Tiresias

Niton

Pulver & Asche – 2015
par Simon, le 9 juin 2015
8

L'année passée, le label Pulver & Asche nous avait foutu dans les mains un objet dont on ne savait trop quoi faire. Un label inconnu qui mettait en avant un groupe inconnu qui pratiquait une musique inconnue. Après huit mois d'attente pour une mini-chronique minable (et totalement indigne du talent du groupe, finalement), le Billions Sands de Black Fluo finissait en tête de notre top de fin d'année consacré aux musiques obliques. Bel effort pour des Suisses que l'histoire et la surmédiatisation galopante n'auront malheureusement aucune raison de retenir. Moins d'un an plus tard, il semblerait que ces enfoirés nous refassent le même coup avec le Tiresias de Niton : un truc de Suisses, inexplicable, transcendant et condamné à l'oubli. Chienne de vie.

Les plus férus de mythologie grecque comprendront la référence au devin devenu femme pour avoir troublé une partie de sexe entre deux serpents (les méfaits de la drogue, assurément), condamné à vivre dans la peau du sexe opposé pendant sept ans, avant de reprendre ses attributs initiaux. Sauf que, pas de bol, quand Junon lui demande qui de l'homme ou de la femme prend le plus de plaisir en amour - discussion née d'un désaccord avec ce babtou fragile de Jupiter, qui prétendait qu'avoir une foufoune c'était mieux qu'un membre turgescent - notre mérou expert en retournement de veste lui répondit que si le plaisir était divisé en dix parties, la femme en connaîtrait neuf. Junon, furax de se voir ainsi désavouée, lui jettera un sort et ce vieux con de Tiresias finira le restant de sa vie aveugle. Faut pas déconner avec l'Olympe.
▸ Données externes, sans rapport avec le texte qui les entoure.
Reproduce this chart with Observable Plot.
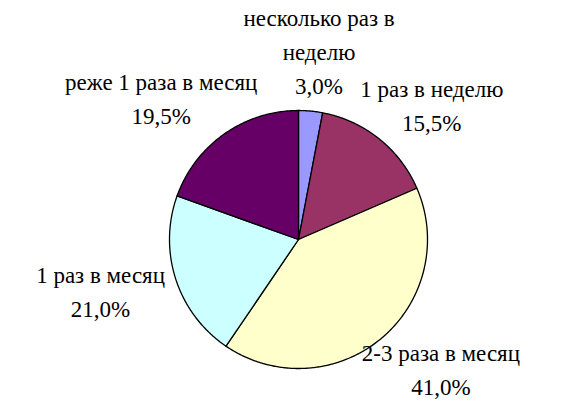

Ce deuxième album de Niton, c'est l'expérience musicale de cette errance aveugle, de cette condamnation d'un homme dont le seul péché est d'avoir vécu l'expérience totale des sens et de l'avoir relaté sans fard. Une très longue traversée faite d'aller-retour incessants, de confrontations de réalités diverses et d'épuisement de la matière. Tiresias est un disque qui marche dans le désert, entre musique de chambre, avant-garde et claviers analogiques. Une suite d'humeurs incroyablement cohérentes et narratives, qui revisitent la routine sentimentale, le drame de l'amour perdu, la solitude, les marches dans le noir, la peur d'être incompris et l'esprit total d'aventure dans douze cathédrales sonores diablement chaleureuses. Un disque hybride et vivifiant, qui pose plus de questions qu'il ne donne de réponses malgré son obsession à demeurer dans le concret. Une œuvre condamnée à finir, comme cette grande tige de Tiresias, seule dans le désert (ou dans les cartons de la salle d'archivage du grand tout musical, c'est selon) mais qui résonnera chez nous comme l'une des œuvres les plus passionnantes de 2015. Écoute obligatoire.